I used to think finding someone to love was the hard part. But it turns out, finding the right kind of love is even harder. The kind that doesn’t just love you at your best, but knows how to hold you at your worst. The kind that can point out your flaws without making you feel small, and still choose you, fully, at the end of the day.

Growing up, love looked a certain way. It was always intense, emotional, a little chaotic. The kind that keeps you on your toes. The kind that makes you overthink, reread messages, question where you stand. And I think a part of me believed that if it wasn’t intense, it wasn’t real. But maybe that was just all I knew.

Love in the age of social media

Unsplash @Claudio Schwarz

In today’s world, love feels even more complicated. It’s not just about what happens in real life anymore, it’s also what happens online. Who they follow, what they like, who they interact with. And when you’ve experienced a kind of love that feels insecure, it’s hard not to compare yourself. It’s hard not to let your mind wander into places it doesn’t need to go.
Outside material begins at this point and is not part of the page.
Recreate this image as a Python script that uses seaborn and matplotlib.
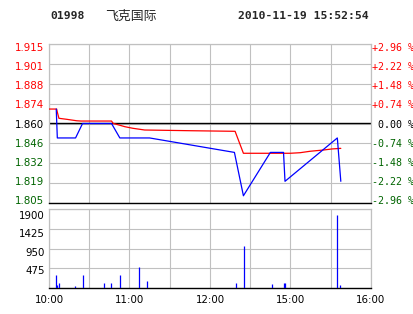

I’ve been there. Hearing stories, experiencing it myself. Your partner liking someone’s photo, talking to someone you think is prettier, better, more interesting. And no matter how confident you try to be, there’s still that small voice that questions everything. I think that’s just being human. But I also think the right kind of love doesn’t leave you sitting in that feeling alone. It reassures you without making you feel like you’re asking for too much. It makes you feel chosen, without you having to fight for that position.
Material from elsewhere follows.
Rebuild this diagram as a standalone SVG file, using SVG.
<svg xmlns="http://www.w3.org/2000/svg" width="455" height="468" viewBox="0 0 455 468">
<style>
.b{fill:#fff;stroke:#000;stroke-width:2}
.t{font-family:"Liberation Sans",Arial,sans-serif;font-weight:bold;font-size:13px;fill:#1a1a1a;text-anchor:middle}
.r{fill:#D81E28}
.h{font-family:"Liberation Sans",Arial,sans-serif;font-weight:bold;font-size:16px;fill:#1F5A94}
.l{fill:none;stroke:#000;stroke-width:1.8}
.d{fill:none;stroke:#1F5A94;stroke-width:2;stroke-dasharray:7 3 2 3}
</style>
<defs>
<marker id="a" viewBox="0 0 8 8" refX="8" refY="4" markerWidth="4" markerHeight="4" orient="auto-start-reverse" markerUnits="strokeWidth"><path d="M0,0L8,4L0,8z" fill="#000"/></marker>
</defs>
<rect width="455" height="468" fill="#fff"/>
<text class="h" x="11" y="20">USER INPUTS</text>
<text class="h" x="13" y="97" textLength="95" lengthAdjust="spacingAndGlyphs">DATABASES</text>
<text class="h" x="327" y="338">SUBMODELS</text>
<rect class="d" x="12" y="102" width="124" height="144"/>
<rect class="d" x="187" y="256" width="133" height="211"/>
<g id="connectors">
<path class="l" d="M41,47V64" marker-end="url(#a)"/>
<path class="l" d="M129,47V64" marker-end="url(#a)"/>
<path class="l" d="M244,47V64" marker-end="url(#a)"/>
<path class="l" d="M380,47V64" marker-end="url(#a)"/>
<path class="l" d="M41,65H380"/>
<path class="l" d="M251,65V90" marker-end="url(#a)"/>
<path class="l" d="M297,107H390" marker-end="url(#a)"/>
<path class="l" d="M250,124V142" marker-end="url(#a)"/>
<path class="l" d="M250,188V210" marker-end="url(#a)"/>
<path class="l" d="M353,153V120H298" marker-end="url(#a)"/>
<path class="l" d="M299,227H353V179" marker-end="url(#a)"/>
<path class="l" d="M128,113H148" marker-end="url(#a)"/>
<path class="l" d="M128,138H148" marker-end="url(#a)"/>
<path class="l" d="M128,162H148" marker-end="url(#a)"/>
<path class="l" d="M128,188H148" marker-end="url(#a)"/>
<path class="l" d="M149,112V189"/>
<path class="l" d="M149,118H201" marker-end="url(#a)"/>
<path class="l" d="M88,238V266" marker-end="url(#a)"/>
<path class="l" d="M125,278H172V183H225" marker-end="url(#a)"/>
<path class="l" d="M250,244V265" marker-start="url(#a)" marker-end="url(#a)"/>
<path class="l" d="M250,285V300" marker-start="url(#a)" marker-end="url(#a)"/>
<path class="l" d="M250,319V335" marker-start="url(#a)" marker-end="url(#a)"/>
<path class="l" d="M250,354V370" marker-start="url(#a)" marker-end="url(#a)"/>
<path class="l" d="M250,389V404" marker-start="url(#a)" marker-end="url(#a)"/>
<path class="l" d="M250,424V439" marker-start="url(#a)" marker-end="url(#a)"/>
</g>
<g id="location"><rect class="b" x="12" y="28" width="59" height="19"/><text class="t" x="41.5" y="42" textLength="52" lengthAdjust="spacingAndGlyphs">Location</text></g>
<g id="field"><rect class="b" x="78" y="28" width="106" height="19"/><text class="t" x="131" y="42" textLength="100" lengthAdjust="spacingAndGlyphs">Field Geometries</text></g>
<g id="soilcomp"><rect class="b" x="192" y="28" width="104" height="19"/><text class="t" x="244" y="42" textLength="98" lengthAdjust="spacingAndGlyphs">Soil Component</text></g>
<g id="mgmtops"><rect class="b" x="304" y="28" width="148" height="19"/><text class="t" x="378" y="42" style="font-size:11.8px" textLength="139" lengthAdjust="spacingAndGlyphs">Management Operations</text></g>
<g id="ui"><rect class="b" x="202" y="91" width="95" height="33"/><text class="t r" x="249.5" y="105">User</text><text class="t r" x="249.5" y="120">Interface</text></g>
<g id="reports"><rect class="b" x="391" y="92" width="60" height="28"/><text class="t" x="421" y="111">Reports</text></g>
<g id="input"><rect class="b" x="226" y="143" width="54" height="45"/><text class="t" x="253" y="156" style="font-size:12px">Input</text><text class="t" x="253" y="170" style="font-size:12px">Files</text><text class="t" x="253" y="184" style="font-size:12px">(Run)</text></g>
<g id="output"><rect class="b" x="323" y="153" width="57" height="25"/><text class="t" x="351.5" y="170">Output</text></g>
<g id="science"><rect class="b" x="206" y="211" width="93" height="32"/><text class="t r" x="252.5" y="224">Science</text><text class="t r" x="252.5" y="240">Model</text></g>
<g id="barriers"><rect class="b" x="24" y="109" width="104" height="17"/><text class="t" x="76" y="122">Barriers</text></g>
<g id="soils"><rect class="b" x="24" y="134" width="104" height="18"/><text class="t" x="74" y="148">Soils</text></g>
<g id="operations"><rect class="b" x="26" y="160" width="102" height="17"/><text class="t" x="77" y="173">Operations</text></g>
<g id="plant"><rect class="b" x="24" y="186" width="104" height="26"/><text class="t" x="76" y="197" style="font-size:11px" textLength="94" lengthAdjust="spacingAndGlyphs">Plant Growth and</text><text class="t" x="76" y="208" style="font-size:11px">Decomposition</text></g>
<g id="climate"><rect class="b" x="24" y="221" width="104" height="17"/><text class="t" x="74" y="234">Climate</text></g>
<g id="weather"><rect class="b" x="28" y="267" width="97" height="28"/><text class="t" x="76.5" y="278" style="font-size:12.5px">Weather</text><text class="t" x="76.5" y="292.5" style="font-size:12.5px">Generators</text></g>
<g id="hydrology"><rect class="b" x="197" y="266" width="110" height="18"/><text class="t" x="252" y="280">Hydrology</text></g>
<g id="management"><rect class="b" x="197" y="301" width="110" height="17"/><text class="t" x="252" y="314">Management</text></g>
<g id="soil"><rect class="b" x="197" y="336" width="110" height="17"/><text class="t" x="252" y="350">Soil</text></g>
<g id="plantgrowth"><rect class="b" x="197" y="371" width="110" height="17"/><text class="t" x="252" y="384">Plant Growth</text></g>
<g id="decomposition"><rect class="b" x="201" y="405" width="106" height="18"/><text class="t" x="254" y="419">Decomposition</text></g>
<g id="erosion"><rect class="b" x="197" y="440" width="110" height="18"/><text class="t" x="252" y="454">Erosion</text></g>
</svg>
Love when you’re not looking for it

I didn’t really understand that until I met my husband. And the funny thing is, I wasn’t even looking for it. It just happened. Looking back, I can see how different my past relationships were. Some of them felt more like lessons than love. And maybe that’s exactly what they were meant to be.
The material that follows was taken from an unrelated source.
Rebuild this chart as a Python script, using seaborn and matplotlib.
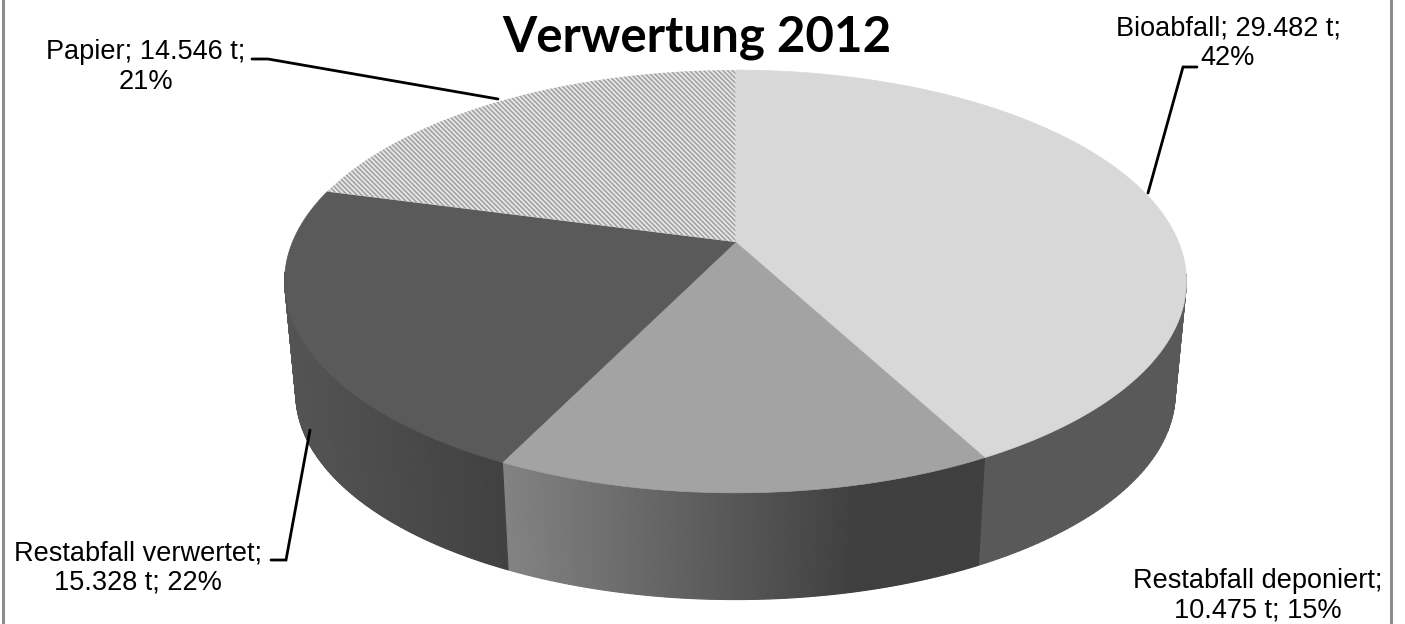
import numpy as np
import matplotlib
matplotlib.use("Agg")
import matplotlib.pyplot as plt
from matplotlib.collections import PolyCollection
from matplotlib.patches import Polygon, Rectangle
import seaborn as sns

# --- data ---
categories = ["Bioabfall", "Restabfall deponiert", "Restabfall verwertet", "Papier"]
tonnes = [29482, 10475, 15328, 14546]
tonne_labels = ["29.482", "10.475", "15.328", "14.546"]
percents = [42, 15, 22, 21]
title_text = "Verwertung 2012"

top_colors = ["#d8d8d8", "#a3a3a3", "#5a5a5a", "#ffffff"]
side_start = ["#595959", "#838383", "#545454", "#595959"]
side_end = ["#595959", "#3f3f3f", "#414141", "#595959"]

sns.set_theme(style="white")
plt.rcParams["font.family"] = ["Liberation Sans", "DejaVu Sans"]
plt.rcParams["hatch.linewidth"] = 1.3

fig, ax = plt.subplots(figsize=(14.05, 6.24), dpi=100)
fig.subplots_adjust(0, 0, 1, 1)
ax.set_xlim(0, 1405)
ax.set_ylim(624, 0)
ax.axis("off")

# perspective projection of the unit disc
CX, K, R, A = 735.5, 0.1867, 443.0, 204.0
TOP_Y, BOT_Y, BOT_S = 242.0, 355.0, 0.975


def project(theta, level_y, scale, radius=1.0):
    u = radius * np.sin(theta)
    v = radius * np.cos(theta)
    w = 1 + K * v
    return CX + scale * R * u / w, level_y - scale * A * v / w


fractions = np.array(tonnes) / np.sum(tonnes)
edges = np.concatenate([[0], np.cumsum(fractions)]) * 2 * np.pi


def mix(c0, c1, t):
    a = np.array(matplotlib.colors.to_rgb(c0))
    b = np.array(matplotlib.colors.to_rgb(c1))
    return a + (b - a) * t


# side wall, front part only, drawn as shaded strips
for i in range(4):
    th = np.linspace(edges[i], edges[i + 1], 160)
    th = th[np.cos(th) < -0.15]
    if len(th) < 2:
        continue
    x0, y0 = project(th, TOP_Y - 2.0, 1.0)
    x1, y1 = project(th, BOT_Y, BOT_S)
    polys, cols = [], []
    span = max(x0.max() - x0.min(), 1)
    for j in range(len(th) - 1):
        polys.append([(x0[j], y0[j]), (x0[j + 1], y0[j + 1]), (x1[j + 1], y1[j + 1]), (x1[j], y1[j])])
        t = np.clip((x0[j] - x0.min()) / span, 0, 1)
        if i == 1:
            t = np.clip(t * 1.35, 0, 1)
        cols.append(mix(side_start[i], side_end[i], t))
    ax.add_collection(PolyCollection(polys, facecolors=cols, edgecolors=cols, linewidths=0.8))

# top faces
for i in range(4):
    th = np.linspace(edges[i], edges[i + 1], 200)
    x, y = project(th, TOP_Y, 1.0)
    pts = np.column_stack([np.r_[CX, x], np.r_[TOP_Y, y]])
    if i == 3:
        ax.add_patch(Polygon(pts, closed=True, facecolor="#ececec", edgecolor="none", zorder=3))
        ax.add_patch(Polygon(pts, closed=True, facecolor="none", edgecolor="#a6a6a6",
                             hatch="\\\\\\\\\\\\\\", linewidth=0, zorder=4))
    else:
        ax.add_patch(Polygon(pts, closed=True, facecolor=top_colors[i], edgecolor=top_colors[i],
                             linewidth=0.5, zorder=3))

# frame strips at left and right
ax.add_patch(Rectangle((2, 0), 3, 624, facecolor="#8c8c8c", edgecolor="none"))
ax.add_patch(Rectangle((1390, 0), 3, 624, facecolor="#8c8c8c", edgecolor="none"))

# title
ax.text(697, 37, title_text, ha="center", va="center", fontsize=35.5, fontweight="bold",
        family="Lato", color="black", zorder=6)

# labels
labels = [
    f"{categories[0]}; {tonne_labels[0]} t;\n{percents[0]}%",
    f"{categories[1]};\n{tonne_labels[1]} t; {percents[1]}%",
    f"{categories[2]};\n{tonne_labels[2]} t; {percents[2]}%",
    f"{categories[3]}; {tonne_labels[3]} t;\n{percents[3]}%",
]
anchors = [(1228, 43), (1258, 596), (138, 568), (146, 67)]
for lab, (ax_x, ax_y) in zip(labels, anchors):
    ax.text(ax_x, ax_y, lab, ha="center", va="center", fontsize=19.5, color="black",
            linespacing=1.18, zorder=6)

# leader lines
leaders = [
    ([1197, 1183, 1148], [67, 67, 193]),
    ([252, 268, 498], [59, 59, 99]),
    ([271, 286, 310], [560, 560, 430]),
]
for lx, ly in leaders:
    ax.plot(lx, ly, color="black", lw=2.0, solid_joinstyle="miter", zorder=5)

fig.savefig("out.png", dpi=100, facecolor="white")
A couple joyfully dancing together in a garden with a city skyline in the background, during golden hour.

Love isn’t about control

I’ve always been someone who liked things my way. If something didn’t feel right to me, I would shut down, detach, protect myself before anything could hurt me. It felt easier that way. Safer. But being with him made me realize that love isn’t about control, it’s about compromise. It’s about fairness. You can’t expect someone to meet standards that you’re not willing to meet yourself. That was something I had to learn slowly and, to be honest, uncomfortably.

There were moments where I didn’t get my way, and I won’t lie, it annoyed me. But over time, I started to understand that it wasn’t about losing, it was about meeting in the middle. About growing up. About learning how to be with someone, not just love them.

Finally feeling safe

And then there’s trust. Something I used to struggle with more than I realized. I used to feel jealous, insecure, always a little on edge. But now, I don’t feel that anymore. Not because I forced myself not to, but because I don’t have to. My husband makes me feel safe enough to trust. Safe enough to know that whatever he does, wherever he goes, I’m still his person. And that kind of certainty is rare.

Sometimes people ask how I know. And the truth is, I just do. There’s no overthinking, no second guessing.

A young couple embraces playfully in a romantic pose, with the woman wearing a white dress and the man in a light suit, set against a rustic wooden door and brick wall.

Pimmi’s Perspective

Maybe love was never supposed to be the loudest thing in your life. Maybe it was always meant to be the one that feels the most certain.

I can count on him when I’m not at my best. When I’m tired, emotional, a little difficult to deal with. And even then, he shows up. Maybe not perfectly every time, but enough for me to know that I’m not alone in this. And I think that’s what love really is. Not perfection, but presence.

I don’t think love is supposed to be easy all the time. But I do think it’s supposed to feel right. Safe. Steady. Like something you don’t have to constantly question. And maybe that’s why I call myself lucky. Not because I found love, but because I found the right kind.